VISUAL DENSE THREE-DIMENSIONAL MOTION ESTIMATION IN THE WILD
Abstract
One of the most fundamental abilities of the human perception system is to seamlessly
sense the changing 3D worlds from our ego-centric visual observations. Driven by the
modern applications of robotics, autonomous driving, and mixed reality, machine perception
requires a precise dense representation of 3D motion with low latency. In this thesis,
we focus on the task of estimating absolute 3D motions in the world coordinate in unconstrained
environments observed from ego-centric visual information only. The goal is to
achieve a fast algorithm that can produce an accurate representation of the densely rich 3D
motions.
To achieve this goal, I propose to investigate the problem from four perspectives with
the following contributions.
1) Present a fast and accurate continuous optimization approach that solves the scene
motions as fixed-a-priori planar segments.

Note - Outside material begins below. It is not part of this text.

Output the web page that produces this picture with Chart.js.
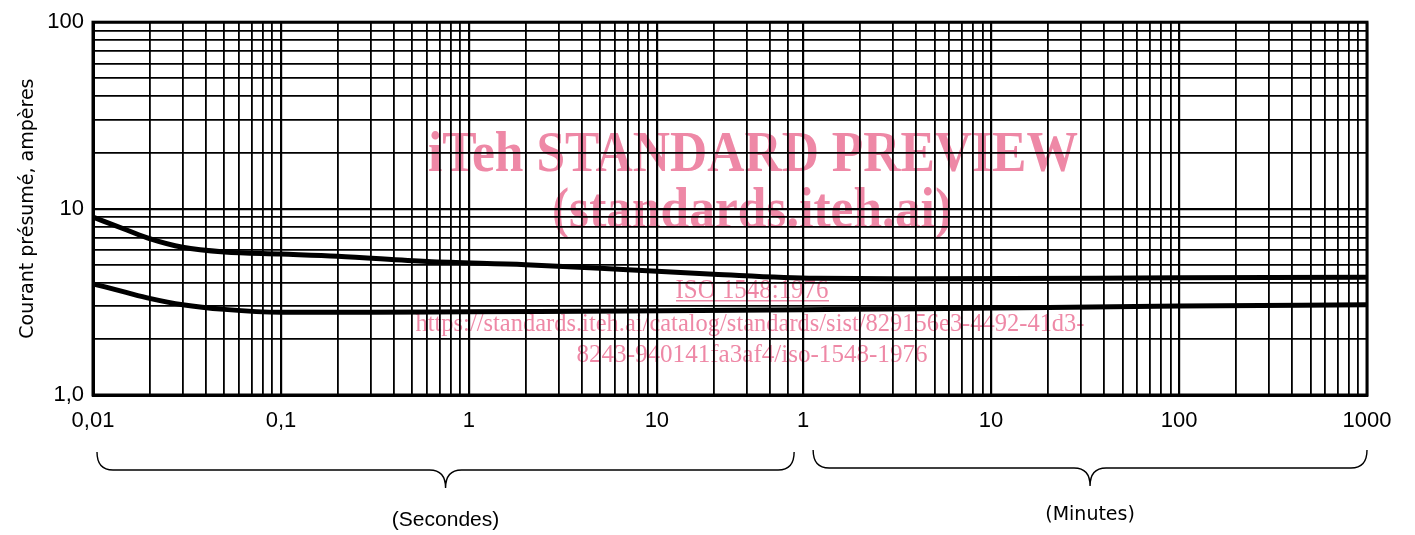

2) Present a learning-based approach that recovers the dense scene flow from egocentric
motion and optical flow, decomposed by a novel data-driven rigidity prediction.
3) Present a modern synthesis of the classic inverse compositional method for 3D rigid
motion estimation using dense image alignment.
4) Present a two-view monocular scene flow approach that recovers depth, camera motion,
and 3D scene motions of rigid moving scenes.